> WHAT THIS TASK INVOLVES: Please give the data below again in full, exactly as it stands.

> AVAILABLE DATA:
((

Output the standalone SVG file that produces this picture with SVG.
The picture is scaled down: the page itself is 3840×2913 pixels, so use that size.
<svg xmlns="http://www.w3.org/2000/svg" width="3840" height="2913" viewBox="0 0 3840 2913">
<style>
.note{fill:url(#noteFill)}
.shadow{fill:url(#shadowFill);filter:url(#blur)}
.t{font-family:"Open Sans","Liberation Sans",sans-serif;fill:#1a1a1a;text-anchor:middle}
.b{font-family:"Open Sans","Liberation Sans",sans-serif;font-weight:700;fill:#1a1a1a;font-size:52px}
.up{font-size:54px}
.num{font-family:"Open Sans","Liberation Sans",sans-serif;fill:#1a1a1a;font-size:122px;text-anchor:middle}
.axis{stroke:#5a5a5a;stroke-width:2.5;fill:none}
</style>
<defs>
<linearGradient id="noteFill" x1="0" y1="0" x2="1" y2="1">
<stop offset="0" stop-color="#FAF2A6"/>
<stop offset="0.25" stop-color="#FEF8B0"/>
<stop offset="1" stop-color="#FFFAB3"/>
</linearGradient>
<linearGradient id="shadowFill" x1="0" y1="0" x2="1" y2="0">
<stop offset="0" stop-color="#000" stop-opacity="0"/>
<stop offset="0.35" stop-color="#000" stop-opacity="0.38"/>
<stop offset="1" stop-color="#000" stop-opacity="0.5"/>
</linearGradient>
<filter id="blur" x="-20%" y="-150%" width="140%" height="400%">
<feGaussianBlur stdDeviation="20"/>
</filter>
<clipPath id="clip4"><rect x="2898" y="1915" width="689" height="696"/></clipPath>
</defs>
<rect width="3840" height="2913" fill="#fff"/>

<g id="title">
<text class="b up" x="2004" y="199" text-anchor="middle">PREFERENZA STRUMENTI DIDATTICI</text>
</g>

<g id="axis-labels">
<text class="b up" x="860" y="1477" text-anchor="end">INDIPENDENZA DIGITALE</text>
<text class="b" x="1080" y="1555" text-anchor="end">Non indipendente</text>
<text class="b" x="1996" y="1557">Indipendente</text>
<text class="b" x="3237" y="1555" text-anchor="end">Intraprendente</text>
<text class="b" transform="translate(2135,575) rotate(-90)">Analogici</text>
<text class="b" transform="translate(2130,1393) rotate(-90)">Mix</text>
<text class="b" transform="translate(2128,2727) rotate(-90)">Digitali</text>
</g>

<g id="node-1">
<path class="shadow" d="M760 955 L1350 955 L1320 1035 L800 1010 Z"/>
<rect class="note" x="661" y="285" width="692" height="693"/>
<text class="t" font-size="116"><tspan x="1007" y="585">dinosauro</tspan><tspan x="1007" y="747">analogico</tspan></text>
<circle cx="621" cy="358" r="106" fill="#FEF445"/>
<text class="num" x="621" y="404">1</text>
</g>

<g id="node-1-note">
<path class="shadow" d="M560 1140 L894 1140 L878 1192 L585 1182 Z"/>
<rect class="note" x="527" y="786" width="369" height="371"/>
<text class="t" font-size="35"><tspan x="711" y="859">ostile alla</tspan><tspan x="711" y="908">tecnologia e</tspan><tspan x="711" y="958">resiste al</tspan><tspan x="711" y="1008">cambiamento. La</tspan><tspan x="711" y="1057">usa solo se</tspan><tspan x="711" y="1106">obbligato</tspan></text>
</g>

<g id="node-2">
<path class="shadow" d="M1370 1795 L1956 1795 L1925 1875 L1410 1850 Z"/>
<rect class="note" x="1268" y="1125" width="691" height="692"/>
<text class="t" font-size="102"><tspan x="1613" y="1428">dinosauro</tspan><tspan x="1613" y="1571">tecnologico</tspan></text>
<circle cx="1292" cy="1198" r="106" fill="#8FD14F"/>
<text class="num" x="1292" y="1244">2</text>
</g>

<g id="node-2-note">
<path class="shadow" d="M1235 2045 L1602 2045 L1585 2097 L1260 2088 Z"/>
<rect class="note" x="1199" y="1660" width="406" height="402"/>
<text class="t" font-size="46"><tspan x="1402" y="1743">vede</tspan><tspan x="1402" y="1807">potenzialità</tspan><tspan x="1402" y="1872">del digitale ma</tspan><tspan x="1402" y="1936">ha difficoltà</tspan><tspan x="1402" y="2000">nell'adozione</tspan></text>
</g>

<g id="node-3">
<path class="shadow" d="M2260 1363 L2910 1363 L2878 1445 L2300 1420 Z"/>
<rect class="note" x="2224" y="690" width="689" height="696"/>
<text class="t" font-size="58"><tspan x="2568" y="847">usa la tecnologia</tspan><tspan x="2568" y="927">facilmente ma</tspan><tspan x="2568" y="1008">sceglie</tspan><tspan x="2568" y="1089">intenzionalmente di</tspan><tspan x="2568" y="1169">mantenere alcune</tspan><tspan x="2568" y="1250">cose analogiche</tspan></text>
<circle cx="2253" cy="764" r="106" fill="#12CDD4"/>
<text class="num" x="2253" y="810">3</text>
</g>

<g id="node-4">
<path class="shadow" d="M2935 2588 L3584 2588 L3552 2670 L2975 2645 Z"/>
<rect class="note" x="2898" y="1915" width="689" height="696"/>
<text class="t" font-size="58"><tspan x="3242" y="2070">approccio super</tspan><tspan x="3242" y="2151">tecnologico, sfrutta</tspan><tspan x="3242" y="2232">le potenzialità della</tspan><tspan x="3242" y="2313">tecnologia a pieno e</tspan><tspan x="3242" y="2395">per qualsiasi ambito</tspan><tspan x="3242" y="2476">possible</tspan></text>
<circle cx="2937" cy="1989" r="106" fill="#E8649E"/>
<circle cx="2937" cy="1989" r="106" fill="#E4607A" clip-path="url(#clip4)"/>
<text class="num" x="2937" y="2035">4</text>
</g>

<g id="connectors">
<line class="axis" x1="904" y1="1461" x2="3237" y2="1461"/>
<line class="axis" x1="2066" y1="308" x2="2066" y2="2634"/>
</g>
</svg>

))

> THE RESULT:
Output the standalone SVG file that produces this picture with SVG.
The picture is scaled down: the page itself is 3840×2913 pixels, so use that size.
<svg xmlns="http://www.w3.org/2000/svg" width="3840" height="2913" viewBox="0 0 3840 2913">
<style>
.note{fill:url(#noteFill)}
.shadow{fill:url(#shadowFill);filter:url(#blur)}
.t{font-family:"Open Sans","Liberation Sans",sans-serif;fill:#1a1a1a;text-anchor:middle}
.b{font-family:"Open Sans","Liberation Sans",sans-serif;font-weight:700;fill:#1a1a1a;font-size:52px}
.up{font-size:54px}
.num{font-family:"Open Sans","Liberation Sans",sans-serif;fill:#1a1a1a;font-size:122px;text-anchor:middle}
.axis{stroke:#5a5a5a;stroke-width:2.5;fill:none}
</style>
<defs>
<linearGradient id="noteFill" x1="0" y1="0" x2="1" y2="1">
<stop offset="0" stop-color="#FAF2A6"/>
<stop offset="0.25" stop-color="#FEF8B0"/>
<stop offset="1" stop-color="#FFFAB3"/>
</linearGradient>
<linearGradient id="shadowFill" x1="0" y1="0" x2="1" y2="0">
<stop offset="0" stop-color="#000" stop-opacity="0"/>
<stop offset="0.35" stop-color="#000" stop-opacity="0.38"/>
<stop offset="1" stop-color="#000" stop-opacity="0.5"/>
</linearGradient>
<filter id="blur" x="-20%" y="-150%" width="140%" height="400%">
<feGaussianBlur stdDeviation="20"/>
</filter>
<clipPath id="clip4"><rect x="2898" y="1915" width="689" height="696"/></clipPath>
</defs>
<rect width="3840" height="2913" fill="#fff"/>

<g id="title">
<text class="b up" x="2004" y="199" text-anchor="middle">PREFERENZA STRUMENTI DIDATTICI</text>
</g>

<g id="axis-labels">
<text class="b up" x="860" y="1477" text-anchor="end">INDIPENDENZA DIGITALE</text>
<text class="b" x="1080" y="1555" text-anchor="end">Non indipendente</text>
<text class="b" x="1996" y="1557">Indipendente</text>
<text class="b" x="3237" y="1555" text-anchor="end">Intraprendente</text>
<text class="b" transform="translate(2135,575) rotate(-90)">Analogici</text>
<text class="b" transform="translate(2130,1393) rotate(-90)">Mix</text>
<text class="b" transform="translate(2128,2727) rotate(-90)">Digitali</text>
</g>

<g id="node-1">
<path class="shadow" d="M760 955 L1350 955 L1320 1035 L800 1010 Z"/>
<rect class="note" x="661" y="285" width="692" height="693"/>
<text class="t" font-size="116"><tspan x="1007" y="585">dinosauro</tspan><tspan x="1007" y="747">analogico</tspan></text>
<circle cx="621" cy="358" r="106" fill="#FEF445"/>
<text class="num" x="621" y="404">1</text>
</g>

<g id="node-1-note">
<path class="shadow" d="M560 1140 L894 1140 L878 1192 L585 1182 Z"/>
<rect class="note" x="527" y="786" width="369" height="371"/>
<text class="t" font-size="35"><tspan x="711" y="859">ostile alla</tspan><tspan x="711" y="908">tecnologia e</tspan><tspan x="711" y="958">resiste al</tspan><tspan x="711" y="1008">cambiamento. La</tspan><tspan x="711" y="1057">usa solo se</tspan><tspan x="711" y="1106">obbligato</tspan></text>
</g>

<g id="node-2">
<path class="shadow" d="M1370 1795 L1956 1795 L1925 1875 L1410 1850 Z"/>
<rect class="note" x="1268" y="1125" width="691" height="692"/>
<text class="t" font-size="102"><tspan x="1613" y="1428">dinosauro</tspan><tspan x="1613" y="1571">tecnologico</tspan></text>
<circle cx="1292" cy="1198" r="106" fill="#8FD14F"/>
<text class="num" x="1292" y="1244">2</text>
</g>

<g id="node-2-note">
<path class="shadow" d="M1235 2045 L1602 2045 L1585 2097 L1260 2088 Z"/>
<rect class="note" x="1199" y="1660" width="406" height="402"/>
<text class="t" font-size="46"><tspan x="1402" y="1743">vede</tspan><tspan x="1402" y="1807">potenzialità</tspan><tspan x="1402" y="1872">del digitale ma</tspan><tspan x="1402" y="1936">ha difficoltà</tspan><tspan x="1402" y="2000">nell'adozione</tspan></text>
</g>

<g id="node-3">
<path class="shadow" d="M2260 1363 L2910 1363 L2878 1445 L2300 1420 Z"/>
<rect class="note" x="2224" y="690" width="689" height="696"/>
<text class="t" font-size="58"><tspan x="2568" y="847">usa la tecnologia</tspan><tspan x="2568" y="927">facilmente ma</tspan><tspan x="2568" y="1008">sceglie</tspan><tspan x="2568" y="1089">intenzionalmente di</tspan><tspan x="2568" y="1169">mantenere alcune</tspan><tspan x="2568" y="1250">cose analogiche</tspan></text>
<circle cx="2253" cy="764" r="106" fill="#12CDD4"/>
<text class="num" x="2253" y="810">3</text>
</g>

<g id="node-4">
<path class="shadow" d="M2935 2588 L3584 2588 L3552 2670 L2975 2645 Z"/>
<rect class="note" x="2898" y="1915" width="689" height="696"/>
<text class="t" font-size="58"><tspan x="3242" y="2070">approccio super</tspan><tspan x="3242" y="2151">tecnologico, sfrutta</tspan><tspan x="3242" y="2232">le potenzialità della</tspan><tspan x="3242" y="2313">tecnologia a pieno e</tspan><tspan x="3242" y="2395">per qualsiasi ambito</tspan><tspan x="3242" y="2476">possible</tspan></text>
<circle cx="2937" cy="1989" r="106" fill="#E8649E"/>
<circle cx="2937" cy="1989" r="106" fill="#E4607A" clip-path="url(#clip4)"/>
<text class="num" x="2937" y="2035">4</text>
</g>

<g id="connectors">
<line class="axis" x1="904" y1="1461" x2="3237" y2="1461"/>
<line class="axis" x1="2066" y1="308" x2="2066" y2="2634"/>
</g>
</svg>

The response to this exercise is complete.